Автором другого сочинения - "Географическое, историческое, хронологическое, политическое и физическое описание Китайской империи..." {Du Halde J. В. Description geographique, historique, politique et physique de 1 empire de la Chine et de la Tartarie Chinoise en 4 vols. Paris, 1735. Первый английский перевод вышел в 1736 г.; Голдсмит пользовался изданием 1738-1741 гг. в 2-х томах, на которое и сделаны все последующие ссылки.} был Дю Альд (1674-1743). Его четырехтомный труд (1735) включал сведения, собранные 27 миссионерами. Здесь был дан перечень и описание провинций и городов Китая, названия династий, имена императоров и достопамятные события; отдельные главы- были посвящены различным сторонам жизни, обычаям, религии и сектам, науке, поэзии и китайской медицине. Отсюда Голдсмит заимствовал географические названия, имена, описания пищи и одежды и историю любящих супругов - Чжоана и Ханси (которая неузнаваемо изменилась в его изящном пересказе с новым ироничным и снисходительным к человеческим слабостям финалом). При этом он не очень заботился о точности передачи отдельных фактов, его больше занимала Англия и ее проблемы, нежели далекий Китай, поэтому он иногда путал обстоятельства, приписывал деяния одного императора другому или переиначивал и без того диковинные вымыслы иезуитов (см., например, комментарий к VIII письму). Китай в книге Голдсмита - это не более чем условная декорация.

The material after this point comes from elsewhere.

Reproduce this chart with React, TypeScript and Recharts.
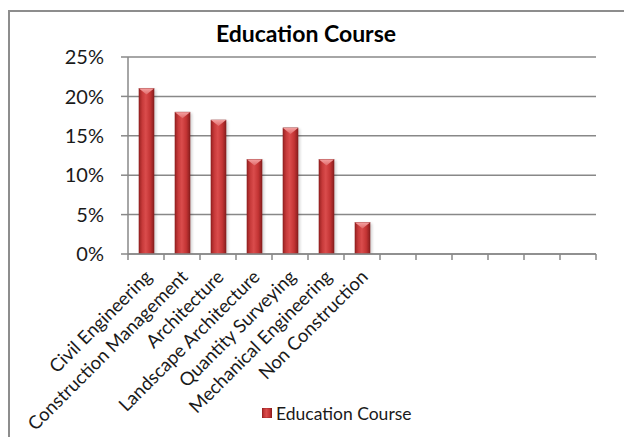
import { Bar, BarChart, CartesianGrid, Legend, XAxis, YAxis } from "recharts";

const courses = [
  "Civil Engineering",
  "Construction Management",
  "Architecture",
  "Landscape Architecture",
  "Quantity Surveying",
  "Mechanical Engineering",
  "Non Construction",
  "",
  "",
  "",
  "",
  "",
  "",
];
const shares = [0.21, 0.18, 0.17, 0.12, 0.16, 0.12, 0.04, null, null, null, null, null, null];
const yTicks = [0, 0.05, 0.1, 0.15, 0.2, 0.25];
const slotEdges = [0, 1, 2, 3, 4, 5, 6, 7, 8, 9, 10, 11, 12, 13];

const data = courses.map((name, i) => ({
  slot: "s" + i,
  pos: i + 0.5,
  name,
  value: shares[i],
}));

const FONT = "Lato, 'Open Sans', sans-serif";
const AXIS = "#888888";

function CylinderBar(props: any) {
  const { x, y, width, height } = props;
  if (!height || height <= 0) return null;
  const cap = Math.min(6, height);
  return (
    <g>
      <rect x={x + 2} y={y + 1} width={width} height={height} fill="#000" opacity={0.18} filter="url(#barShadow)" />
      <rect x={x} y={y} width={width} height={height} fill="url(#barGrad)" stroke="#8a2020" strokeWidth={0.6} />
      <path d={`M${x},${y} L${x + width},${y} L${x + width / 2},${y + cap} Z`} fill="url(#capGrad)" />
    </g>
  );
}

function CourseTick(props: any) {
  const { x, y, payload } = props;
  const label = courses[payload.index] || "";
  return (
    <g transform={`translate(${x + 7},${y + 12})`}>
      <text x={0} y={0} textAnchor="end" transform="rotate(-45)" fontSize={18.5} fontFamily={FONT} fill="#1a1a1a">
        {label}
      </text>
    </g>
  );
}

function BlankTick() {
  return <g />;
}

function LegendBox() {
  return (
    <div style={{ display: "flex", alignItems: "center", fontFamily: FONT, fontSize: 17.5, color: "#1a1a1a", height: 24 }}>
      <svg width={10} height={10} style={{ marginRight: 4 }}>
        <rect x={0} y={0} width={10} height={10} fill="url(#barGrad)" stroke="#8a2020" strokeWidth={0.6} />
      </svg>
      <span>Education Course</span>
    </div>
  );
}

export default function App() {
  return (
    <div style={{ position: "fixed", left: 0, top: 0, width: 624, height: 437, overflow: "hidden", background: "#fff" }}>
      <div
        style={{
          position: "absolute",
          left: 8,
          top: 10,
          width: 800,
          height: 800,
          border: "2px solid #8d8d8d",
        }}
      />
      <div
        style={{
          position: "absolute",
          left: 8,
          top: 19,
          width: 596,
          textAlign: "center",
          fontFamily: FONT,
          fontWeight: 700,
          fontSize: 23,
          color: "#000",
        }}
      >
        Education Course
      </div>
      <div style={{ position: "absolute", left: 0, top: 0 }}>
        <BarChart width={624} height={437} data={data} margin={{ top: 57, right: 28, left: 0, bottom: 0 }}>
          <defs>
            <linearGradient id="barGrad" x1="0" y1="0" x2="1" y2="0">
              <stop offset="0%" stopColor="#9a2222" />
              <stop offset="22%" stopColor="#c73a3a" />
              <stop offset="45%" stopColor="#da4c4c" />
              <stop offset="75%" stopColor="#c33434" />
              <stop offset="100%" stopColor="#8a1e1e" />
            </linearGradient>
            <linearGradient id="capGrad" x1="0" y1="0" x2="0" y2="1">
              <stop offset="0%" stopColor="#f4a0a0" />
              <stop offset="100%" stopColor="#e06a6a" />
            </linearGradient>
            <filter id="barShadow" x="-50%" y="-10%" width="200%" height="120%">
              <feGaussianBlur stdDeviation="1.5" />
            </filter>
          </defs>
          <CartesianGrid vertical={false} stroke={AXIS} strokeWidth={1.5} xAxisId="a" />
          <XAxis
            xAxisId="a"
            type="number"
            dataKey="pos"
            domain={[0, 13]}
            ticks={slotEdges}
            interval={0}
            tick={<BlankTick />}
            tickSize={6}
            height={6}
            axisLine={{ stroke: AXIS, strokeWidth: 1.5 }}
            tickLine={{ stroke: AXIS, strokeWidth: 1.5 }}
            allowDataOverflow
          />
          <XAxis
            xAxisId="b"
            dataKey="slot"
            height={153}
            axisLine={false}
            tickLine={false}
            tickMargin={0}
            interval={0}
            tick={<CourseTick />}
          />
          <YAxis
            width={128}
            domain={[0, 0.25]}
            ticks={yTicks}
            tickFormatter={(v: number) => `${Math.round(v * 100)}%`}
            tick={{ fontSize: 20, fontFamily: FONT, fill: "#1a1a1a" }}
            tickSize={7}
            tickMargin={17}
            axisLine={{ stroke: AXIS, strokeWidth: 1.5 }}
            tickLine={{ stroke: AXIS, strokeWidth: 1.5 }}
            allowDataOverflow
          />
          <Legend
            verticalAlign="bottom"
            content={<LegendBox />}
            wrapperStyle={{ left: 262, bottom: 12, width: "auto", height: 24 }}
          />
          <Bar
            xAxisId="b"
            dataKey="value"
            barSize={15}
            shape={<CylinderBar />}
            isAnimationActive={false}
          />
        </BarChart>
      </div>
    </div>
  );
}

Писатель достаточно иронически относился к повальному увлечению всем китайским (об этом свидетельствует уже упоминавшаяся нами рецензия на пьесу А. Мерфи "Китайский сирота"), и, даже прибегая к модному жанру восточной повести, он в то же время откровенно посмеивался над уродливыми формами, которые принимала эта мода (XIV, XXXIH).